> EXERCISE PROMPT:
From the listing below, count the lines where the string "React" occurs. Give the number, with no other words.

> AVAILABLE DATA:
-----

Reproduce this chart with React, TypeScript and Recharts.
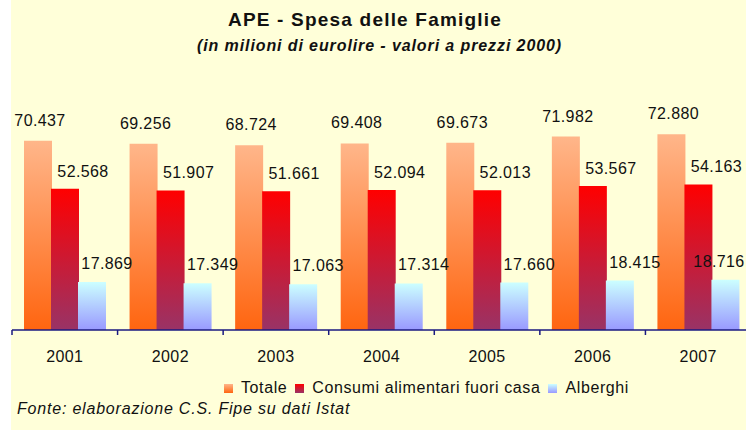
import React from "react";
import { Bar, BarChart, LabelList, XAxis, YAxis } from "recharts";

const YEARS = ["2001", "2002", "2003", "2004", "2005", "2006", "2007"];
const TOTALE = [70.437, 69.256, 68.724, 69.408, 69.673, 71.982, 72.88];
const CONSUMI = [52.568, 51.907, 51.661, 52.094, 52.013, 53.567, 54.163];
const ALBERGHI = [17.869, 17.349, 17.063, 17.314, 17.66, 18.415, 18.716];

const SERIES = [
  { key: "totale", name: "Totale", grad: "gTot", top: "#FFB68A", bottom: "#FF6510", dx: 2, dy: 15 },
  { key: "consumi", name: "Consumi alimentari fuori casa", grad: "gCon", top: "#FF0000", bottom: "#993366", dx: 18, dy: 12 },
  { key: "alberghi", name: "Alberghi", grad: "gAlb", top: "#CCFFFF", bottom: "#9999FF", dx: 15, dy: 13 },
];

const chartData = YEARS.map((year, i) => ({
  year,
  totale: TOTALE[i],
  consumi: CONSUMI[i],
  alberghi: ALBERGHI[i],
}));

const BG = "#FFFFD9";
const AXIS = "#1A1A80";
const FONT = "'Liberation Sans', Arial, sans-serif";

const CHART_W = 760;
const MARGIN = { top: 115, right: 9, left: 12, bottom: 70 };
const BAND = (CHART_W - MARGIN.left - MARGIN.right) / YEARS.length;

const fmt = (v: number) => v.toFixed(3);

function YearTick(props: any) {
  const { x, y, payload, index } = props;
  const axisY = y - 8;
  return (
    <g>
      <line x1={x - BAND / 2} x2={x - BAND / 2} y1={axisY} y2={axisY + 5} stroke={AXIS} strokeWidth={1.5} />
      {index === YEARS.length - 1 && (
        <line x1={x + BAND / 2} x2={x + BAND / 2} y1={axisY} y2={axisY + 5} stroke={AXIS} strokeWidth={1.5} />
      )}
      <text x={x} y={axisY + 32} textAnchor="middle" fontSize={16} letterSpacing={0.4} fill="#111" fontFamily={FONT}>
        {payload.value}
      </text>
    </g>
  );
}

function makeLabel(dx: number, dy: number) {
  return (props: any) => {
    const { x, y, width, value } = props;
    let cx = x + width / 2 + dx;
    cx = Math.min(cx, 745 - 26);
    return (
      <text x={cx} y={y - dy} textAnchor="middle" fontSize={16} letterSpacing={0.4} fill="#111" fontFamily={FONT}>
        {fmt(value)}
      </text>
    );
  };
}

export default function App() {
  return (
    <div
      style={{
        position: "absolute",
        left: 0,
        top: 0,
        width: 746,
        height: 430,
        overflow: "hidden",
        background: "#fff",
        fontFamily: FONT,
      }}
    >
      <div style={{ position: "absolute", left: 11, top: 0, width: 735, height: 430, background: BG }} />
      <div
        style={{
          position: "absolute",
          left: 0,
          width: 730,
          top: 9,
          textAlign: "center",
          fontWeight: "bold",
          fontSize: 19,
          letterSpacing: 1.2,
          color: "#111",
        }}
      >
        APE - Spesa delle Famiglie
      </div>
      <div
        style={{
          position: "absolute",
          left: 0,
          width: 759,
          top: 37,
          textAlign: "center",
          fontWeight: "bold",
          fontStyle: "italic",
          fontSize: 16,
          letterSpacing: 0.9,
          color: "#111",
        }}
      >
        (in milioni di eurolire - valori a prezzi 2000)
      </div>

      <div style={{ position: "absolute", left: 0, top: 0 }}>
        <BarChart width={CHART_W} height={430} data={chartData} margin={MARGIN} barSize={28} barGap={-1}>
          <defs>
            {SERIES.map((s) => (
              <linearGradient key={s.grad} id={s.grad} x1="0" y1="0" x2="0" y2="1">
                <stop offset="0%" stopColor={s.top} />
                <stop offset="100%" stopColor={s.bottom} />
              </linearGradient>
            ))}
          </defs>
          <YAxis hide domain={[0, 80]} />
          <XAxis
            dataKey="year"
            height={30}
            axisLine={{ stroke: AXIS, strokeWidth: 1.5 }}
            tickLine={false}
            tick={<YearTick />}
            interval={0}
          />
          {SERIES.map((s) => (
            <Bar key={s.key} dataKey={s.key} name={s.name} fill={`url(#${s.grad})`} isAnimationActive={false}>
              <LabelList dataKey={s.key} content={makeLabel(s.dx, s.dy)} />
            </Bar>
          ))}
        </BarChart>
      </div>

      <div
        style={{
          position: "absolute",
          left: 224,
          top: 379,
          display: "flex",
          alignItems: "center",
          fontSize: 16,
          letterSpacing: 0.6,
          color: "#111",
          whiteSpace: "nowrap",
        }}
      >
        {SERIES.map((s) => (
          <span key={s.key} style={{ display: "flex", alignItems: "center", marginRight: 8 }}>
            <span
              style={{
                display: "inline-block",
                width: 9,
                height: 9,
                marginRight: 8,
                background: `linear-gradient(${s.top}, ${s.bottom})`,
              }}
            />
            {s.name}
          </span>
        ))}
      </div>
      <div
        style={{
          position: "absolute",
          left: 17,
          top: 400,
          fontSize: 16,
          fontStyle: "italic",
          letterSpacing: 0.8,
          color: "#111",
          whiteSpace: "nowrap",
        }}
      >
        Fonte: elaborazione C.S. Fipe su dati Istat
      </div>
    </div>
  );
}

-----

> THE OUTPUT:
2